There is, of course, no comparison between Wednesday night’s scenes at LSE and the barbarity of Kristallnacht. But the poignancy of Wednesday being the 83rd anniversary of that terrible day is certainly notable.
And there was at least one aspect in common: on Kristallnacht, Jews were attacked for being Jews. On Wednesday, the baying mob targeted a Jewish woman for being a Jew.
This was not about Israeli policy. It never is. It is about Israel being the world’s only Jewish state.
Why is it, we do not need to ask, that Israel’s ambassador is targeted by a violent mob, while the ambassadors of every other nation on earth, no matter how appalling their record may be, is able to roam freely in peace?
Israel is the word the Jew-haters insert into their screams, as if it provide cover for their bigotry.
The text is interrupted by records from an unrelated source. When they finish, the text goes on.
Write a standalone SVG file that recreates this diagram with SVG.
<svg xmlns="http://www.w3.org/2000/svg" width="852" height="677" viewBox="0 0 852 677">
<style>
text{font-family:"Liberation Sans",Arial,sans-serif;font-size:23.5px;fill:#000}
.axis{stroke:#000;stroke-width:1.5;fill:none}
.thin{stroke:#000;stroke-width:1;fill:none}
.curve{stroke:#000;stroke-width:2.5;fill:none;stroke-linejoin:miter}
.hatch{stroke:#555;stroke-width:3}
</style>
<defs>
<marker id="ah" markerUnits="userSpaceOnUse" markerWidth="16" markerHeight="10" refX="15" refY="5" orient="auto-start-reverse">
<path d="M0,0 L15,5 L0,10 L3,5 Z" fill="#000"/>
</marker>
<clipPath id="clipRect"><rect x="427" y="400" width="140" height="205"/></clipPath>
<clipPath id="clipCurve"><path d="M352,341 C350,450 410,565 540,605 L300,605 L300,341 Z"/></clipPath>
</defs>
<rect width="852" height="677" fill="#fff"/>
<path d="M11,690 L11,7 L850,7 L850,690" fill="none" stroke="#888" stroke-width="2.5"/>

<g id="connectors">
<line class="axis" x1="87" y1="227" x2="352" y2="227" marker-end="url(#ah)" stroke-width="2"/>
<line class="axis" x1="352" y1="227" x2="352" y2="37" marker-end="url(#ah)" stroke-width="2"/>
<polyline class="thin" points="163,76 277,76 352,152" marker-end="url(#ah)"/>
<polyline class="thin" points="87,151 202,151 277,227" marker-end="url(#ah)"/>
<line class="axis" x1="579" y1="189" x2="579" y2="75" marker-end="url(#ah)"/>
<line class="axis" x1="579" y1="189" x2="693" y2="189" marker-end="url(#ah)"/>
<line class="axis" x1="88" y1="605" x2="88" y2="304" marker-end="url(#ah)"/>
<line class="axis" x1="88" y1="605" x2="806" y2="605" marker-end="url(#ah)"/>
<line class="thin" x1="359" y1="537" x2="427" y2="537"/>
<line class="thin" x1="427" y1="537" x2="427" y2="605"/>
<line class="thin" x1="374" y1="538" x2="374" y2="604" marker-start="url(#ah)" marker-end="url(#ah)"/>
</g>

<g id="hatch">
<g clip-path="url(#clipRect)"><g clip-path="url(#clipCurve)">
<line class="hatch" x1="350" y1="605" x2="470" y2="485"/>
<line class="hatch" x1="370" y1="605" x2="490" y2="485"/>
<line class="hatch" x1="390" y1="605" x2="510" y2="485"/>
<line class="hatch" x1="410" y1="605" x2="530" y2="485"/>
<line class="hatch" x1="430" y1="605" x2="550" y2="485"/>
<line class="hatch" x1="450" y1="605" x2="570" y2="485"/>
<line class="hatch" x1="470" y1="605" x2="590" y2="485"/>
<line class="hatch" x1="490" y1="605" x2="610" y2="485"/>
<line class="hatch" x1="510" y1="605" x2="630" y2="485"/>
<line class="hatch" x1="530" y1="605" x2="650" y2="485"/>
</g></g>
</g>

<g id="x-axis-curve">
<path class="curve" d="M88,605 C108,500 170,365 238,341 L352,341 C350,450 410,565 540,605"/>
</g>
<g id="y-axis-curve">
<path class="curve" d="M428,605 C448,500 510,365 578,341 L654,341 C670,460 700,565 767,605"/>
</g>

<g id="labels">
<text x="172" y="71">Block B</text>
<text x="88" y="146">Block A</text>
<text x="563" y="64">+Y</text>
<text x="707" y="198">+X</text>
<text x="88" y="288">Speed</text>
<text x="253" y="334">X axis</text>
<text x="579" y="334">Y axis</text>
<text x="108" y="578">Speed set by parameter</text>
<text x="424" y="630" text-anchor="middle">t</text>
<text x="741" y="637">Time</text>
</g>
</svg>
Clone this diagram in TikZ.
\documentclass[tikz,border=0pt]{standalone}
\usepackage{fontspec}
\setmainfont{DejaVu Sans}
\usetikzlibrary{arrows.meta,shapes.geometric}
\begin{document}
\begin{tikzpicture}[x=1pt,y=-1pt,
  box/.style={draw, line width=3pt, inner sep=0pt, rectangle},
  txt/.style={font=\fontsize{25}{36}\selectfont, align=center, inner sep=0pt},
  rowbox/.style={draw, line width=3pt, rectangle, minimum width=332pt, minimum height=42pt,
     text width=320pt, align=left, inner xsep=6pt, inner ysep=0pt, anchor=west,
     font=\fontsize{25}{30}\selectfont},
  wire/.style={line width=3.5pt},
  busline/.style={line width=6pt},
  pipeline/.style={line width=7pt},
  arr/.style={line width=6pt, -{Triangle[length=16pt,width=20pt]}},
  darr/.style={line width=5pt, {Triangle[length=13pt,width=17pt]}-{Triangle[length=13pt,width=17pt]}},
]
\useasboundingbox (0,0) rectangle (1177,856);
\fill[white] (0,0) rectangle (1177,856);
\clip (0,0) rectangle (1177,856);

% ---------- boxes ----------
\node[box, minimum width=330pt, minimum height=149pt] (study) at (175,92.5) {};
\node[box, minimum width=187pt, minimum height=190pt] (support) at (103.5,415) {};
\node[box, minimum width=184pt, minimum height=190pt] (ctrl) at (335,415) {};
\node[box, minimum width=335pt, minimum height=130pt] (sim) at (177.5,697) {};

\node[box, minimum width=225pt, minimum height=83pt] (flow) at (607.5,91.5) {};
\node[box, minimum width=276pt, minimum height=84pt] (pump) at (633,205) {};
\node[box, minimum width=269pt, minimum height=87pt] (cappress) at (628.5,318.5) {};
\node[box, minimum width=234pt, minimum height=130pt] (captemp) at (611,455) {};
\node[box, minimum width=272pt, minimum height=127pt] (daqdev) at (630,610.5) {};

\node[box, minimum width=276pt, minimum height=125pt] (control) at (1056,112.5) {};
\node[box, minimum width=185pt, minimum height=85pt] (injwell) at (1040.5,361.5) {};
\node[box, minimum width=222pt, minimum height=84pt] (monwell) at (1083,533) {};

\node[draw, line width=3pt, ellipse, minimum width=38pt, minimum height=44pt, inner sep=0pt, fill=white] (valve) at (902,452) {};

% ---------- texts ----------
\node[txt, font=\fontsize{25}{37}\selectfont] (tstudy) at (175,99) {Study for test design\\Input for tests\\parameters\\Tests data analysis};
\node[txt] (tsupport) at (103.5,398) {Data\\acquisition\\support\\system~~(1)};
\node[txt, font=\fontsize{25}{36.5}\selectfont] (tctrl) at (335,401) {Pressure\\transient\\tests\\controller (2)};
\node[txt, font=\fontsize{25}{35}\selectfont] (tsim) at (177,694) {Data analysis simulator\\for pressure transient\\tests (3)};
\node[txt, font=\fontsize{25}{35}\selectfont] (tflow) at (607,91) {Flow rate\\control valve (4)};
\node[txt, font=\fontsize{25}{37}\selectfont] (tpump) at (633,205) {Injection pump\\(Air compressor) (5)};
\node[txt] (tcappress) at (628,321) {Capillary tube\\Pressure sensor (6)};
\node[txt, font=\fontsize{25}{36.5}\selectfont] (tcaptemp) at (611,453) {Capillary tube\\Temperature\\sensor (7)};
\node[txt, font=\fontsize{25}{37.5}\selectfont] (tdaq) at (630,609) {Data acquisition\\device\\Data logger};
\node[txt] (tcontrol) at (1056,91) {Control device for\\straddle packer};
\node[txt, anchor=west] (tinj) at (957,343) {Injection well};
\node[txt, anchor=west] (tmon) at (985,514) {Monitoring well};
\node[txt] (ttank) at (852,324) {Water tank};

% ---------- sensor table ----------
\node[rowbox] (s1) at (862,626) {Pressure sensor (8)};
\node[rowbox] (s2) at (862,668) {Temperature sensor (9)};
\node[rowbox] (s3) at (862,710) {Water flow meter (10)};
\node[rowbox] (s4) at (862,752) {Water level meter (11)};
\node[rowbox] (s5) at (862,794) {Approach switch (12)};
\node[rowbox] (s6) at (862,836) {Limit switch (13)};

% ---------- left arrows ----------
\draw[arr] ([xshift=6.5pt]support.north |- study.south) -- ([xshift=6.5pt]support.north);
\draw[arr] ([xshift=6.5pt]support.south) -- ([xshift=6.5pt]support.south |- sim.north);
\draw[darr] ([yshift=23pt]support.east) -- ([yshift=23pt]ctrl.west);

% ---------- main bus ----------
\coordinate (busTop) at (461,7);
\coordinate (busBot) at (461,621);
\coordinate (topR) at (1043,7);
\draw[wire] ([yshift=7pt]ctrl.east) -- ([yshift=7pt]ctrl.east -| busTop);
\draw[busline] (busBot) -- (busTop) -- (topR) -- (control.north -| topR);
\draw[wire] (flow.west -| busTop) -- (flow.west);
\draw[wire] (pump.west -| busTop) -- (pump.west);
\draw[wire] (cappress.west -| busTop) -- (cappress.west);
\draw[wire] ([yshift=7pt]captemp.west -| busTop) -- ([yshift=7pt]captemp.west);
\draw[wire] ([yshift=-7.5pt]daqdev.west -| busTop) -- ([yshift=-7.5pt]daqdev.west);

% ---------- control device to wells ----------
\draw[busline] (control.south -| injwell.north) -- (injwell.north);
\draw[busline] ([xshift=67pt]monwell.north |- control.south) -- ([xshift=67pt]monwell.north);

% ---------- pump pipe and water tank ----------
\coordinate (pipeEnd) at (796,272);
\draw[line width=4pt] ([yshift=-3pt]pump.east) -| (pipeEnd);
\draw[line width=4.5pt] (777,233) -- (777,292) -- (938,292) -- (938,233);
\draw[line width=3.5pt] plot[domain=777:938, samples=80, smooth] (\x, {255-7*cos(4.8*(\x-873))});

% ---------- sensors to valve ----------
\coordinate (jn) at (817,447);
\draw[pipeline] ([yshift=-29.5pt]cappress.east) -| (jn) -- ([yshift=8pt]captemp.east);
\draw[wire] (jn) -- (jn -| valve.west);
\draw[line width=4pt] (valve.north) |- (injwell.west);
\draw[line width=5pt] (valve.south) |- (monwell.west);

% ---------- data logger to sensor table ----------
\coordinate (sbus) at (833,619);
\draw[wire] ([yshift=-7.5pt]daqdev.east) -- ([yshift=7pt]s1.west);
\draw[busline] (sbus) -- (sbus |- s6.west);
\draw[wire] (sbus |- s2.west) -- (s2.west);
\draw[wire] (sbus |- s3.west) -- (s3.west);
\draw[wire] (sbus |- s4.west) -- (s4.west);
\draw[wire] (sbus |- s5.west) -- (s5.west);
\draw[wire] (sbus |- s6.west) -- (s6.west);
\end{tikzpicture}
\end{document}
That was the case on Wednesday; that is the case on campuses across the country where Jewish students are subject to verbal and physical attack; and that has been the case throughout history when Jews have been targeted simply because they are Jews.
Anti-Jewish racism on campus is even institutionalised, with organised hate-fests such as the so-called “Israel Apartheid Week” — an annual umbrella event for open and virulent antisemitism.
Eighty-three years after Kristallnacht, the ambassador of the world’s only Jewish state was attacked by a hate-filled mob on the streets of London. History is alive.